▶ [DATA SECTION]
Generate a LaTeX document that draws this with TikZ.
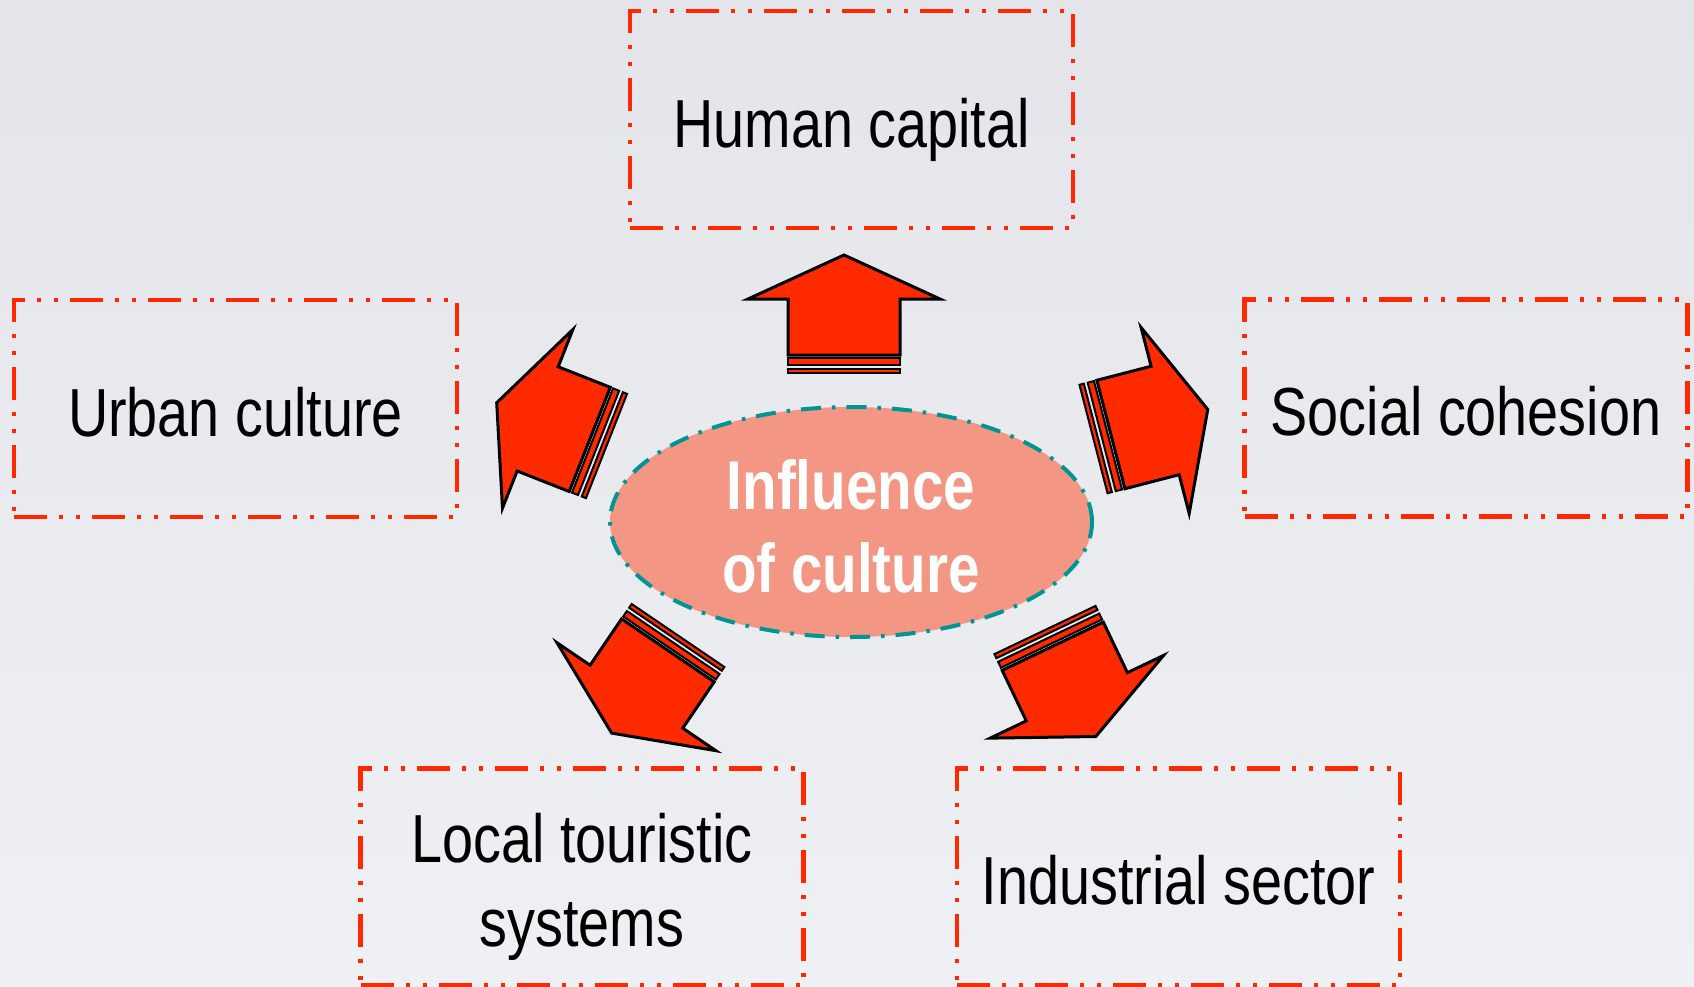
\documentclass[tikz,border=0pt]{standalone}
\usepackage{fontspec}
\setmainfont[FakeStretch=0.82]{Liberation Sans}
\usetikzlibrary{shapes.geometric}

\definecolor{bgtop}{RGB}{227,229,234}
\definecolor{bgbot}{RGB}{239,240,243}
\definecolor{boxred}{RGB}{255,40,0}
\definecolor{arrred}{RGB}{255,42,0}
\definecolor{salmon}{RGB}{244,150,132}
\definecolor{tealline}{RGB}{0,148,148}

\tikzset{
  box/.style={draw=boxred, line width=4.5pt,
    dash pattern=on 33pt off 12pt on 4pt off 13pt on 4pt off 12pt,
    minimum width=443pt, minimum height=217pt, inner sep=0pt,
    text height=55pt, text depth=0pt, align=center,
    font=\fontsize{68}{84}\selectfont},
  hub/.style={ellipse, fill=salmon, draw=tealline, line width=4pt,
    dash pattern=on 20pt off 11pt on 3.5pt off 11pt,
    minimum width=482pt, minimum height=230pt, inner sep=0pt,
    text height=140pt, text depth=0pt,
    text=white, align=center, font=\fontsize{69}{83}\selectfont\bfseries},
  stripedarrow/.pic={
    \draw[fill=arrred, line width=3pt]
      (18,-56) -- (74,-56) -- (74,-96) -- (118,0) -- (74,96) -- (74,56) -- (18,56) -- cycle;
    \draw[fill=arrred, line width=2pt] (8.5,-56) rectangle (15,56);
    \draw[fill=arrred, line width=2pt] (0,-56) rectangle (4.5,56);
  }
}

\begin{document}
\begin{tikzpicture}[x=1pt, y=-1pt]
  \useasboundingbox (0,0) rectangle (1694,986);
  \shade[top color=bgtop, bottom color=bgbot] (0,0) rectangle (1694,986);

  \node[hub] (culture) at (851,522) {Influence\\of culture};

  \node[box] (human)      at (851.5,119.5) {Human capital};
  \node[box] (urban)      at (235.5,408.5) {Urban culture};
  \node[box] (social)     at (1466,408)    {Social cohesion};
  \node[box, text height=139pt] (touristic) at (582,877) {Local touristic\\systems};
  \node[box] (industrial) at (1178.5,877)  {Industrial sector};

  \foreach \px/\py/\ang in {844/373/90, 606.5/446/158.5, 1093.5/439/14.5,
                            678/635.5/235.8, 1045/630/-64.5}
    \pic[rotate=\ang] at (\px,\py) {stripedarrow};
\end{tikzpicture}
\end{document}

▶ [GOAL] Please extract exactly the lines of the data, from the first through the line containing "(culture) at (851,522)", and add no pictures to the copy.

▶ [EXPECTED OUTPUT]
Generate a LaTeX document that draws this with TikZ.
\documentclass[tikz,border=0pt]{standalone}
\usepackage{fontspec}
\setmainfont[FakeStretch=0.82]{Liberation Sans}
\usetikzlibrary{shapes.geometric}

\definecolor{bgtop}{RGB}{227,229,234}
\definecolor{bgbot}{RGB}{239,240,243}
\definecolor{boxred}{RGB}{255,40,0}
\definecolor{arrred}{RGB}{255,42,0}
\definecolor{salmon}{RGB}{244,150,132}
\definecolor{tealline}{RGB}{0,148,148}

\tikzset{
  box/.style={draw=boxred, line width=4.5pt,
    dash pattern=on 33pt off 12pt on 4pt off 13pt on 4pt off 12pt,
    minimum width=443pt, minimum height=217pt, inner sep=0pt,
    text height=55pt, text depth=0pt, align=center,
    font=\fontsize{68}{84}\selectfont},
  hub/.style={ellipse, fill=salmon, draw=tealline, line width=4pt,
    dash pattern=on 20pt off 11pt on 3.5pt off 11pt,
    minimum width=482pt, minimum height=230pt, inner sep=0pt,
    text height=140pt, text depth=0pt,
    text=white, align=center, font=\fontsize{69}{83}\selectfont\bfseries},
  stripedarrow/.pic={
    \draw[fill=arrred, line width=3pt]
      (18,-56) -- (74,-56) -- (74,-96) -- (118,0) -- (74,96) -- (74,56) -- (18,56) -- cycle;
    \draw[fill=arrred, line width=2pt] (8.5,-56) rectangle (15,56);
    \draw[fill=arrred, line width=2pt] (0,-56) rectangle (4.5,56);
  }
}

\begin{document}
\begin{tikzpicture}[x=1pt, y=-1pt]
  \useasboundingbox (0,0) rectangle (1694,986);
  \shade[top color=bgtop, bottom color=bgbot] (0,0) rectangle (1694,986);

  \node[hub] (culture) at (851,522) {Influence\\of culture};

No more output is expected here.